Pada akhirnya, kebiasaan efektif bukan hanya tentang produktivitas, tapi tentang menjadi manusia yang membawa kebaikan dan keberkahan. Dalam Al-Qur’an disebutkan, “Kamu adalah umat terbaik yang dilahirkan untuk manusia, menyuruh kepada yang ma’ruf, mencegah dari yang munkar, dan beriman kepada Allah” (QS. Ali ‘Imran [3]:110). Ayat ini tidak sekadar memuji, tapi menantang: menjadi terbaik berarti berbuat untuk sesama, menjaga integritas, dan menata hidup dengan tujuan yang benar.

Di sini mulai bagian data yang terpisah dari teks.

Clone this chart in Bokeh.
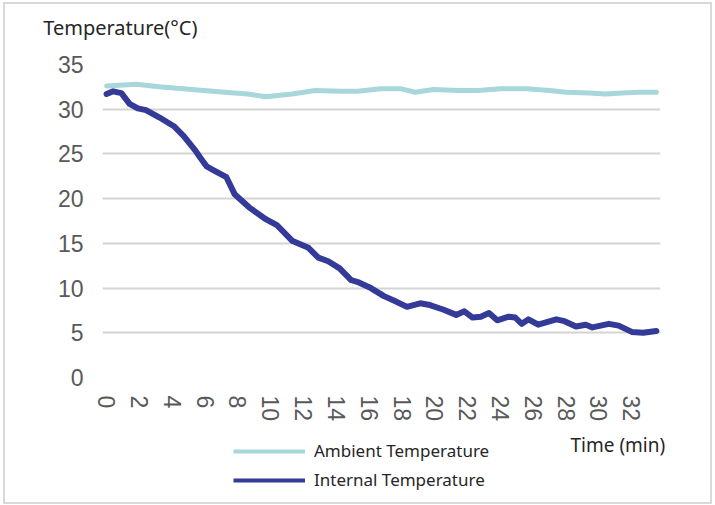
from bokeh.plotting import figure
from bokeh.layouts import column
from bokeh.models import Range1d, FixedTicker, Legend, LegendItem, Label
from bokeh.embed import file_html
from bokeh.resources import INLINE

# ---- data ----
internal_time = [0.0, 0.4, 0.9, 1.4, 1.9, 2.4, 3.2, 4.1, 4.7, 5.4, 5.7, 6.1, 6.5, 7.3, 7.8,
                 8.7, 9.7, 10.4, 11.3, 12.3, 12.9, 13.5, 14.2, 14.9, 15.4, 16.1, 16.9, 17.5,
                 18.3, 19.1, 19.7, 20.5, 21.3, 21.8, 22.3, 22.8, 23.3, 23.8, 24.5, 24.9, 25.3,
                 25.7, 26.3, 27.4, 27.9, 28.6, 29.2, 29.6, 30.6, 31.2, 32.0, 32.7, 33.5]
internal_temp = [31.7, 32.0, 31.8, 30.6, 30.1, 29.9, 29.1, 28.1, 27.0, 25.4, 24.6, 23.6, 23.2,
                 22.4, 20.5, 19.0, 17.7, 17.0, 15.3, 14.5, 13.4, 13.0, 12.2, 10.9, 10.6, 10.0,
                 9.1, 8.6, 7.9, 8.3, 8.1, 7.6, 7.0, 7.4, 6.7, 6.8, 7.2, 6.4, 6.8, 6.7, 6.0,
                 6.5, 5.9, 6.5, 6.3, 5.7, 5.9, 5.6, 6.0, 5.8, 5.1, 5.0, 5.2]

ambient_time = [0.0, 1.8, 3.2, 5.2, 7.2, 8.6, 9.7, 11.3, 12.7, 14.3, 15.3, 16.7, 17.9, 18.8,
                19.9, 21.4, 22.6, 24.0, 25.6, 27.0, 28.0, 29.4, 30.4, 31.4, 32.4, 33.5]
ambient_temp = [32.6, 32.8, 32.5, 32.2, 31.9, 31.7, 31.4, 31.7, 32.1, 32.0, 32.0, 32.3, 32.3,
                31.9, 32.2, 32.1, 32.1, 32.3, 32.3, 32.1, 31.9, 31.8, 31.7, 31.8, 31.9, 31.9]

x_ticks = list(range(0, 33, 2))
y_ticks = [0, 5, 10, 15, 20, 25, 30, 35]

series_names = ["Ambient Temperature", "Internal Temperature"]
y_title = "Temperature(°C)"
x_title = "Time (min)"

AMBIENT_COLOR = "#A7D6DB"
INTERNAL_COLOR = "#333A98"
TEXT_FONT = "Noto Sans"
TITLE_COLOR = "#262626"
W = 705
NAN = float("nan")


def text_strip(height):
    """A figure with no axes whose frame fills it, used for texts around the chart."""
    f = figure(width=W, height=height, output_backend="svg", toolbar_location=None,
               x_range=Range1d(0, W), y_range=Range1d(0, height), min_border=0,
               x_axis_location=None, y_axis_location=None, frame_align=False)
    f.outline_line_color = None
    f.grid.visible = False
    f.background_fill_color = "white"
    f.border_fill_color = "white"
    return f


# ---- top strip: y-axis title ----
top = text_strip(46)
top.add_layout(Label(x=37.7, y=23.3, text=y_title, text_font=TEXT_FONT,
                     text_font_size="20px", text_color=TITLE_COLOR,
                     text_align="left", text_baseline="alphabetic"))

# ---- main chart ----
p = figure(width=W, height=378, output_backend="svg", toolbar_location=None,
           x_range=Range1d(-0.25, 33.75), y_range=Range1d(0, 35), frame_align=False,
           min_border_left=97, min_border_right=50, min_border_top=14, min_border_bottom=51)
p.outline_line_color = None
p.background_fill_color = "white"
p.border_fill_color = "white"

p.xaxis.ticker = FixedTicker(ticks=x_ticks)
p.yaxis.ticker = FixedTicker(ticks=y_ticks)
for ax in (p.xaxis, p.yaxis):
    ax.axis_line_color = None
    ax.major_tick_line_color = None
    ax.minor_tick_line_color = None
    ax.major_label_text_font = "Liberation Sans"
    ax.major_label_text_font_size = "23px"
    ax.major_label_text_color = "#595959"
p.xaxis.major_label_orientation = "vertical"
p.xaxis.major_label_standoff = 12
p.yaxis.major_label_standoff = 13

p.xgrid.grid_line_color = None
p.ygrid.grid_line_color = "#d4d4d4"
p.ygrid.grid_line_width = 2

p.line(ambient_time, ambient_temp, line_color=AMBIENT_COLOR, line_width=5,
       line_join="round", line_cap="round")
p.line(internal_time, internal_temp, line_color=INTERNAL_COLOR, line_width=6,
       line_join="round", line_cap="round")

# ---- bottom strip: legend and x-axis title ----
bottom = text_strip(74)
bottom.add_layout(Label(x=565, y=57.3, text=x_title, text_font=TEXT_FONT,
                        text_font_size="19px", text_color=TITLE_COLOR,
                        text_align="left", text_baseline="alphabetic"))
# legend-only samples (no visible points)
l_amb = bottom.line([NAN], [NAN], line_color=AMBIENT_COLOR, line_width=4)
l_int = bottom.line([NAN], [NAN], line_color=INTERNAL_COLOR, line_width=4)
legend = Legend(items=[LegendItem(label=series_names[0], renderers=[l_amb]),
                       LegendItem(label=series_names[1], renderers=[l_int])],
                location=(228, 11), orientation="vertical",
                padding=0, margin=0, spacing=6, glyph_width=72, glyph_height=20,
                label_height=20, label_standoff=9,
                label_text_font=TEXT_FONT, label_text_font_size="17px",
                label_text_color=TITLE_COLOR, border_line_color=None,
                background_fill_alpha=0)
bottom.add_layout(legend, "center")

layout = column(top, p, bottom, spacing=0,
                styles={"border": "2px solid #d9d9d9", "margin-left": "3px",
                        "margin-top": "2px", "background-color": "white"})

open("out.html", "w").write(file_html(layout, INLINE))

Tujuh kebiasaan (7 habits) yang ditanamkan Covey sejalan dengan pesan itu — proaktif, sadar tujuan, disiplin, dan berorientasi pada manfaat. Bila semangat ini hidup di ruang OBE, maka pendidikan tidak hanya mencetak kompetensi, tapi juga menumbuhkan karakter. Dosen yang menanam kebiasaan baik, pada dasarnya sedang menyiapkan generasi terbaik, bukan karena status, tapi karena habits. Habits untuk terus menerus memberi nilai dan manfaat bagi manusia lainnya.
Stay Relevant!
Referensi
- Covey, S. R. (1989). The 7 Habits of Highly Effective People: Powerful Lessons in Personal Change. Free Press.
- Deming, W. E. (1986). Out of the Crisis. Massachusetts Institute of Technology, Center for Advanced Engineering Study.
- Spady, W. G. (1994). Outcome-Based Education: Critical Issues and Answers. American Association of School Administrators.